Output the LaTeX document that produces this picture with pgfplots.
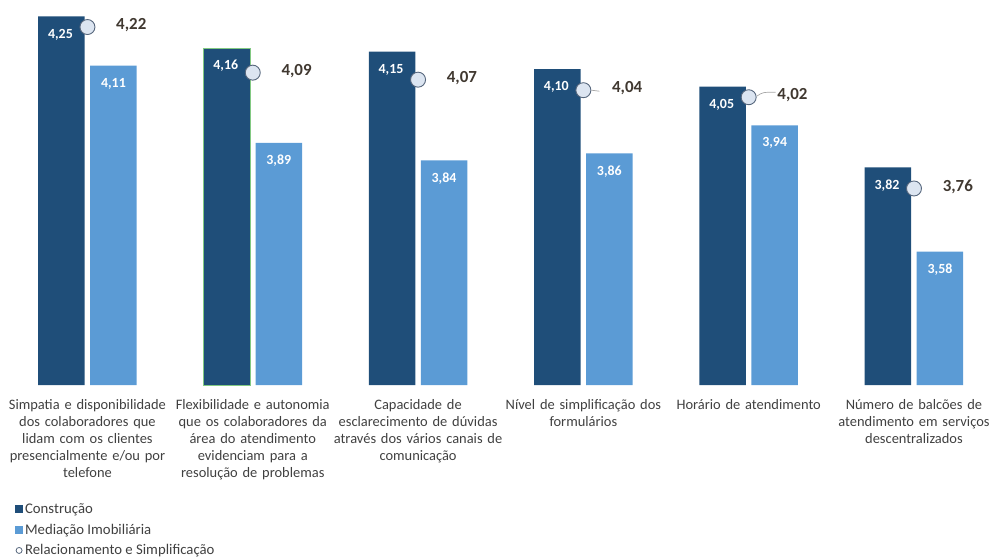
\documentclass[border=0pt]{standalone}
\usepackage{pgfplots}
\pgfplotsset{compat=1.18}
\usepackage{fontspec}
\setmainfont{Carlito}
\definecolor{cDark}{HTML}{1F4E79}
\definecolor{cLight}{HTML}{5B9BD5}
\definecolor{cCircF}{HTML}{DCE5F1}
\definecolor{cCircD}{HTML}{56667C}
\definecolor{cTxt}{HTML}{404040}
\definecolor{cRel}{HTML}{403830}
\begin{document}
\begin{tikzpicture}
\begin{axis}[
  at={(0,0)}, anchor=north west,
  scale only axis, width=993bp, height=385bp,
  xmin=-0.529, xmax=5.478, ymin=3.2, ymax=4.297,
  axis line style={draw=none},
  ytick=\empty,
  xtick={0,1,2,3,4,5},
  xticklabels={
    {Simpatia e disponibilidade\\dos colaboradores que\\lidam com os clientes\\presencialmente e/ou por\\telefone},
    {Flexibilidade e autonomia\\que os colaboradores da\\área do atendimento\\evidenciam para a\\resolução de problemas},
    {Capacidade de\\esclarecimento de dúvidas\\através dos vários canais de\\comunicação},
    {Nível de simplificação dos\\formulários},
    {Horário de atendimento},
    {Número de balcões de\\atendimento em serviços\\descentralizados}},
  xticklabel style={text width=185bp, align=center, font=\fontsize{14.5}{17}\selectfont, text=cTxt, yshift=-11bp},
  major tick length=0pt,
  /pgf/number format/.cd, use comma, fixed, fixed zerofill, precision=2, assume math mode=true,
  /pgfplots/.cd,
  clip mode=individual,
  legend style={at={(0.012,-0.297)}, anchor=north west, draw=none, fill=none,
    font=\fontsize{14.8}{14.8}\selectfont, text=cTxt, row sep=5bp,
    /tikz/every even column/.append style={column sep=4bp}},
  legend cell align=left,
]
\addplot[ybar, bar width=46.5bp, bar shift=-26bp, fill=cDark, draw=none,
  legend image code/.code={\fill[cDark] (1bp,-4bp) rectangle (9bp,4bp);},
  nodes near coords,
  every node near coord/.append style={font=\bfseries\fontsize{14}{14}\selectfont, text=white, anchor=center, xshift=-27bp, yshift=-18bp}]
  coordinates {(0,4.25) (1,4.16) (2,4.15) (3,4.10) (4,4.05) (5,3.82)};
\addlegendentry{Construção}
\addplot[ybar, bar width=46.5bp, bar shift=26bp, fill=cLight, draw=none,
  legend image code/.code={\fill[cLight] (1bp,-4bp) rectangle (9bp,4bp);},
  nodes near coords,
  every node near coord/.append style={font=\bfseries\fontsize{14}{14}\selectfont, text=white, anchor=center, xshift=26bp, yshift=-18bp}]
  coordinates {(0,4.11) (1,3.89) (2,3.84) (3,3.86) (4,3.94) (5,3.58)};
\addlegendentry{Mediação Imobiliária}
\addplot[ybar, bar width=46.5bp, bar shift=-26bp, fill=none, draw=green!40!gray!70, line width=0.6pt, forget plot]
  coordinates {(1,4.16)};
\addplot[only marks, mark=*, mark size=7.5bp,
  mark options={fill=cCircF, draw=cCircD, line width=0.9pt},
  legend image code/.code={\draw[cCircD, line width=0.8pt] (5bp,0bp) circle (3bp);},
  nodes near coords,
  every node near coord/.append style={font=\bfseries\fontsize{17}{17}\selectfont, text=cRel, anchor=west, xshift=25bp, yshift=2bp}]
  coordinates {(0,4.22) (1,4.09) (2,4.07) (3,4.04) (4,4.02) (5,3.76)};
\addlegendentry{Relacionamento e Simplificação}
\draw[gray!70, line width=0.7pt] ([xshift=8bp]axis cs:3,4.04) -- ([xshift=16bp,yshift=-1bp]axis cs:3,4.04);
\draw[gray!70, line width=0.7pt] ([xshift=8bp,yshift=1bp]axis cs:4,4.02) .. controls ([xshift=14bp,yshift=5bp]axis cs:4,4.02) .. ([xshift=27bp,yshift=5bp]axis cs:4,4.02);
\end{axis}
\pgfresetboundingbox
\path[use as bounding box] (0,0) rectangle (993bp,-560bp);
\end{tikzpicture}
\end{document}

========

- [Written instruction]:
The data should be printed again unchanged; leave its pictures out.

- [Full output]:
Output the LaTeX document that produces this picture with pgfplots.
\documentclass[border=0pt]{standalone}
\usepackage{pgfplots}
\pgfplotsset{compat=1.18}
\usepackage{fontspec}
\setmainfont{Carlito}
\definecolor{cDark}{HTML}{1F4E79}
\definecolor{cLight}{HTML}{5B9BD5}
\definecolor{cCircF}{HTML}{DCE5F1}
\definecolor{cCircD}{HTML}{56667C}
\definecolor{cTxt}{HTML}{404040}
\definecolor{cRel}{HTML}{403830}
\begin{document}
\begin{tikzpicture}
\begin{axis}[
  at={(0,0)}, anchor=north west,
  scale only axis, width=993bp, height=385bp,
  xmin=-0.529, xmax=5.478, ymin=3.2, ymax=4.297,
  axis line style={draw=none},
  ytick=\empty,
  xtick={0,1,2,3,4,5},
  xticklabels={
    {Simpatia e disponibilidade\\dos colaboradores que\\lidam com os clientes\\presencialmente e/ou por\\telefone},
    {Flexibilidade e autonomia\\que os colaboradores da\\área do atendimento\\evidenciam para a\\resolução de problemas},
    {Capacidade de\\esclarecimento de dúvidas\\através dos vários canais de\\comunicação},
    {Nível de simplificação dos\\formulários},
    {Horário de atendimento},
    {Número de balcões de\\atendimento em serviços\\descentralizados}},
  xticklabel style={text width=185bp, align=center, font=\fontsize{14.5}{17}\selectfont, text=cTxt, yshift=-11bp},
  major tick length=0pt,
  /pgf/number format/.cd, use comma, fixed, fixed zerofill, precision=2, assume math mode=true,
  /pgfplots/.cd,
  clip mode=individual,
  legend style={at={(0.012,-0.297)}, anchor=north west, draw=none, fill=none,
    font=\fontsize{14.8}{14.8}\selectfont, text=cTxt, row sep=5bp,
    /tikz/every even column/.append style={column sep=4bp}},
  legend cell align=left,
]
\addplot[ybar, bar width=46.5bp, bar shift=-26bp, fill=cDark, draw=none,
  legend image code/.code={\fill[cDark] (1bp,-4bp) rectangle (9bp,4bp);},
  nodes near coords,
  every node near coord/.append style={font=\bfseries\fontsize{14}{14}\selectfont, text=white, anchor=center, xshift=-27bp, yshift=-18bp}]
  coordinates {(0,4.25) (1,4.16) (2,4.15) (3,4.10) (4,4.05) (5,3.82)};
\addlegendentry{Construção}
\addplot[ybar, bar width=46.5bp, bar shift=26bp, fill=cLight, draw=none,
  legend image code/.code={\fill[cLight] (1bp,-4bp) rectangle (9bp,4bp);},
  nodes near coords,
  every node near coord/.append style={font=\bfseries\fontsize{14}{14}\selectfont, text=white, anchor=center, xshift=26bp, yshift=-18bp}]
  coordinates {(0,4.11) (1,3.89) (2,3.84) (3,3.86) (4,3.94) (5,3.58)};
\addlegendentry{Mediação Imobiliária}
\addplot[ybar, bar width=46.5bp, bar shift=-26bp, fill=none, draw=green!40!gray!70, line width=0.6pt, forget plot]
  coordinates {(1,4.16)};
\addplot[only marks, mark=*, mark size=7.5bp,
  mark options={fill=cCircF, draw=cCircD, line width=0.9pt},
  legend image code/.code={\draw[cCircD, line width=0.8pt] (5bp,0bp) circle (3bp);},
  nodes near coords,
  every node near coord/.append style={font=\bfseries\fontsize{17}{17}\selectfont, text=cRel, anchor=west, xshift=25bp, yshift=2bp}]
  coordinates {(0,4.22) (1,4.09) (2,4.07) (3,4.04) (4,4.02) (5,3.76)};
\addlegendentry{Relacionamento e Simplificação}
\draw[gray!70, line width=0.7pt] ([xshift=8bp]axis cs:3,4.04) -- ([xshift=16bp,yshift=-1bp]axis cs:3,4.04);
\draw[gray!70, line width=0.7pt] ([xshift=8bp,yshift=1bp]axis cs:4,4.02) .. controls ([xshift=14bp,yshift=5bp]axis cs:4,4.02) .. ([xshift=27bp,yshift=5bp]axis cs:4,4.02);
\end{axis}
\pgfresetboundingbox
\path[use as bounding box] (0,0) rectangle (993bp,-560bp);
\end{tikzpicture}
\end{document}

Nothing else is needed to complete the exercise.